This article is part of The Chhattisgarh Story series.
The interiors of Chhattisgarh affected by Left Wing Extremism (LWE), areas such as Bastar, Dantewada, Narayanpur, Sukma, and Bijapur, are dotted with cabins made of pre-fabricated bamboo and plywood. These durable fireproof and waterproof structures, in fact, are state-run residential schools which enable the government to extend education facilities in these regions and help bring youngsters into the fold of mainstream society.
The schools are commonly referred to as Porta Cabins and here students are given free meals along with education, boarding facilities, uniforms and books.
The LWE-hit areas in Chhattisgarh are typically not well-connected, both in terms of road networks as well as communication technology. Moreover, schools are soft targets for extremists, and have either been destroyed or rendered defunct. According to government statistics from 2011, the number of out-of-school children in the age group of 6-14 years in Dantewada district alone was 50.3 percent and 20-30 percent schools were reported to be defunct.
To address this gap, the State Government decided to experiment with the innovative Porta Cabins initiative in 2011. Because these structures are relatively easy to build, they can be set up in a matter of few days. Also, because the schools would provide food and educational amenities free of cost, the authorities hoped that they would incentivise enrolment and help with the retention of students in some of the remotest regions of the state.
At the Porta Cabins, children are classified on the basis of age and level of education up to class 8. The curriculum follows the State Council of Educational Research and Training (SCERT) syllabus. Children who are below par with the academic requirement for their age are given special attention and training for six months. Since the children enrolled with the Porta Cabins have never stayed away from their families, extra attention is paid to ensure that they get acclimatised to the new environment through local games and activities, and extra-curricular activities like sports, yoga, summer and winter camps, and dance and arts programmes.
The residential education programme aims to inculcate a scientific temperament in children and prepare them for employment opportunities and qualitative changes through the provision of basic amenities of healthcare, food and proper accommodation. A key objective of the programme is to promote vocational skills and build capacities for self-employment among students, through an environment that encourages innovation and entrepreneurship.
Driving awareness about these Porta Cabins are local volunteers who are adept in Gondi and Halbi. They visit the villages and educate the parents about the merits of the Porta Cabins and help to bring the children to school. The day-to-day operations of the Porta Cabins are managed by a teacher-in-charge and teaching staff who also double up as class instructors and wardens for the student residents.

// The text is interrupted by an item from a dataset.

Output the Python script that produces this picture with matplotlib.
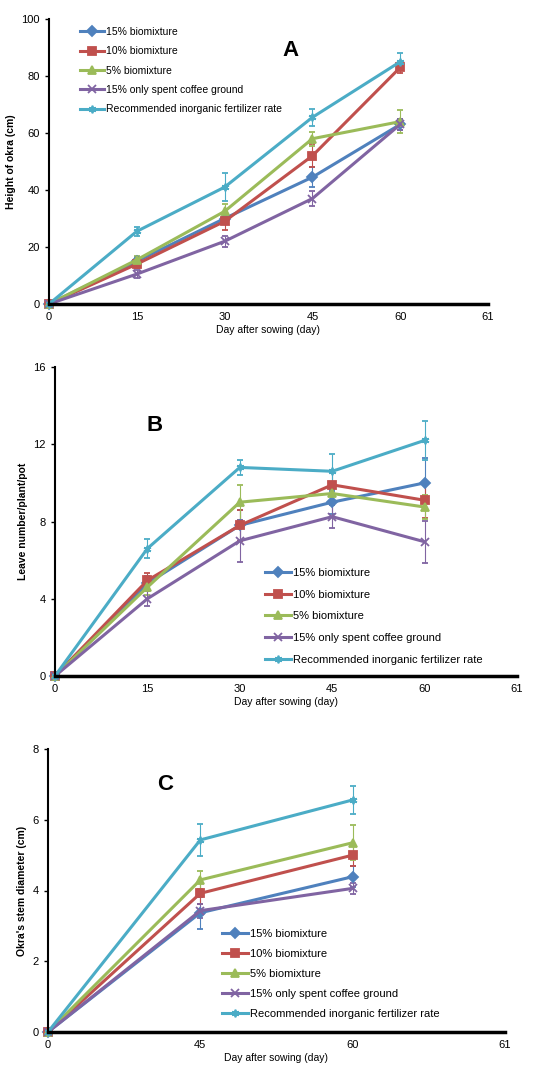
import numpy as np
import matplotlib.pyplot as plt
from matplotlib.lines import Line2D

plt.rcParams['font.family'] = ['Liberation Sans', 'DejaVu Sans']

series_names = ['15% biomixture', '10% biomixture', '5% biomixture',
                '15% only spent coffee ground', 'Recommended inorganic fertilizer rate']
colors = ['#4F81BD', '#C0504D', '#9BBB59', '#8064A2', '#4BACC6']
markers = ['D', 's', '^', 'x', (6, 2, 0)]

# panel A - height of okra (cm)
cats_a = ['0', '15', '30', '45', '60', '61']
height_vals = [
    [0, 15, 30, 44.5, 63],
    [0, 14, 29, 52, 83],
    [0, 15.5, 32.5, 58, 64],
    [0, 10.5, 22, 37, 63],
    [0, 25.5, 41, 65.5, 85],
]
height_err = [
    [0, 1.5, 2, 3.5, 2],
    [0, 1.5, 3, 4, 2],
    [0, 1.5, 2.5, 2.5, 4],
    [0, 1.5, 2, 2.5, 2],
    [0, 1.5, 5, 3, 3],
]

# panel B - leaf number
cats_b = ['0', '15', '30', '45', '60', '61']
leaf_vals = [
    [0, 4.8, 7.8, 9.0, 10.0],
    [0, 4.95, 7.8, 9.9, 9.1],
    [0, 4.6, 9.0, 9.45, 8.75],
    [0, 4.0, 7.0, 8.25, 6.95],
    [0, 6.6, 10.8, 10.6, 12.2],
]
leaf_err = [
    [0, 0.4, 0.8, 0.6, 1.3],
    [0, 0.4, 0.8, 0.6, 0.9],
    [0, 0.4, 0.9, 0.5, 0.6],
    [0, 0.4, 1.1, 0.6, 1.1],
    [0, 0.5, 0.4, 0.9, 1.0],
]

# panel C - stem diameter (cm)
cats_c = ['0', '45', '60', '61']
stem_vals = [
    [0, 3.37, 4.39],
    [0, 3.92, 5.0],
    [0, 4.3, 5.35],
    [0, 3.43, 4.06],
    [0, 5.43, 6.56],
]
stem_err = [
    [0, 0.45, 0.3],
    [0, 0.3, 0.3],
    [0, 0.25, 0.5],
    [0, 0.2, 0.15],
    [0, 0.45, 0.4],
]

fig = plt.figure(figsize=(5.51, 10.79), dpi=100)
W, H = 551, 1079


def make_axes(l, r, t, b):
    return fig.add_axes([l / W, 1 - b / H, (r - l) / W, (b - t) / H])


def draw(ax, cats, vals, errs, ymax, ystep, ylabel, letter, letter_pos,
         leg_xy, leg_size, leg_space):
    x = np.arange(len(vals[0]))
    handles = []
    for v, e, c, m, n in zip(vals, errs, colors, markers, series_names):
        ax.errorbar(x, v, yerr=e, color=c, marker=m, markersize=5.5, lw=2.2,
                    mew=1.3, ecolor=c, elinewidth=0.8, capsize=2.5, clip_on=False)
        handles.append(Line2D([], [], color=c, marker=m, markersize=5.5, lw=2.2,
                              mew=1.3, label=n))
    ax.set_xlim(0, len(cats) - 1)
    ax.set_ylim(0, ymax)
    ax.set_xticks(np.arange(len(cats)))
    ax.set_xticklabels(cats)
    ax.set_yticks(np.arange(0, ymax + 0.1, ystep))
    ax.spines['top'].set_visible(False)
    ax.spines['right'].set_visible(False)
    ax.spines['bottom'].set_linewidth(2.5)
    ax.spines['left'].set_linewidth(1.5)
    ax.tick_params(axis='x', length=0, labelsize=8, pad=6)
    ax.tick_params(axis='y', length=3, width=1, labelsize=8)
    ax.set_xlabel('Day after sowing (day)', fontsize=7.5, labelpad=2)
    ax.set_ylabel(ylabel, fontsize=7.5, fontweight='bold')
    ax.text(letter_pos[0], letter_pos[1], letter, transform=ax.transAxes,
            fontsize=16, fontweight='bold', ha='center', va='center')
    ax.legend(handles=handles, loc='upper left',
              bbox_to_anchor=(leg_xy[0] / W, 1 - leg_xy[1] / H),
              bbox_transform=fig.transFigure, frameon=False,
              fontsize=leg_size, handlelength=2.3, handletextpad=0.2,
              labelspacing=leg_space, borderaxespad=0, borderpad=0)


ax_a = make_axes(49, 488, 19, 304)
draw(ax_a, cats_a, height_vals, height_err, 100, 20, 'Height of okra (cm)', 'A',
     (0.55, 0.89), (80, 27), 7.5, 0.9)

ax_b = make_axes(55, 517, 367, 676)
draw(ax_b, cats_b, leaf_vals, leaf_err, 16, 4, 'Leave number/plant/pot', 'B',
     (0.216, 0.81), (265, 568), 8, 1.05)

ax_c = make_axes(48, 505, 749, 1032)
draw(ax_c, cats_c, stem_vals, stem_err, 8, 2, "Okra's stem diameter (cm)", 'C',
     (0.256, 0.873), (222, 929), 8, 0.9)

fig.savefig('out.png', dpi=100)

Within five months of being launched in 2011, 12 Porta Cabin schools each with a capacity to seat 500 students were built in Dantewada alone. From the initial months, Porta Cabins delivered on all fronts. They made education accessible again in areas where schools were once destroyed by Naxal violence. They helped bring students from tribal families back to school because they no longer had to walk miles to access the nearest one. Schools were set up in remote places without healthcare facilities, erratic electricity supply, untarred roads and some places accessible only by foot.
In other words, Porta Cabins brought children from inaccessible and remote areas into the formal schooling system. Within a year after the initiative was launched, the number of out-of-school children in the 6-14 years age group reduced from 21,816 to 5,780 and the number of Porta Cabins rose to 43 in Dantewada alone.
The initial success saw the initiative undergo a progressive transformation. Initially, the Porta Cabins were used for conducting Residential Bridge Courses, and soon they were incorporated under the Sarva Shiksha Abhiyan. Also, in a bid to reduce congestion, the Porta Cabins now house 250 children as opposed to 500 children earlier. A number of NGOs working in the education sector, like Patham and Bachpan Banao, have been roped in to assist and further improve the delivery of the programme. In addition, to enhance the pedagogy, a number of Porta Cabins are equipped with modern teaching aids and entertainment facilities, such as television with satellite channel connections, and smart classes equipped with digital learning aids for videos and presentations. Some Porta Cabins even have computer labs, library rooms and science labs.
These successes, however, did not come easily. Because Porta Cabins had to be set up in LWE-affected regions and Central Reserve Police Force (CRPF) protected areas, private contractors were wary. So the district administration made efforts to ensure that construction sites were given protection and their access through check points was facilitated. The other challenge was the reluctance of parents to send their children to a residential school programme, which was overcome with the help of awareness drives led by the volunteers. The next key problem was that even if the children were admitted to the Porta Cabins, they often got homesick and ran away. But sensitising the children helped them adapt to the culture of the residential programme.
More than half a decade later, Porta Cabins are a household name in the interiors of Bastar and Dantewada. The enrolment numbers have increased while the school dropout rate has drastically reduced. But the real testimony of the success of the programme comes in the form of acceptance by the locals, LWE and armed forces alike. Which means that the temporary school structures are now being transitioned into permanent structures.
According to a 2017 government circular to the Education Secretary by the Ministry of Human Resource Development, 49 Porta Cabin schools located in the LWE district of Sukma, Narayanpur, Dantewada and Bijapur were approved for upgradation to permanent structures.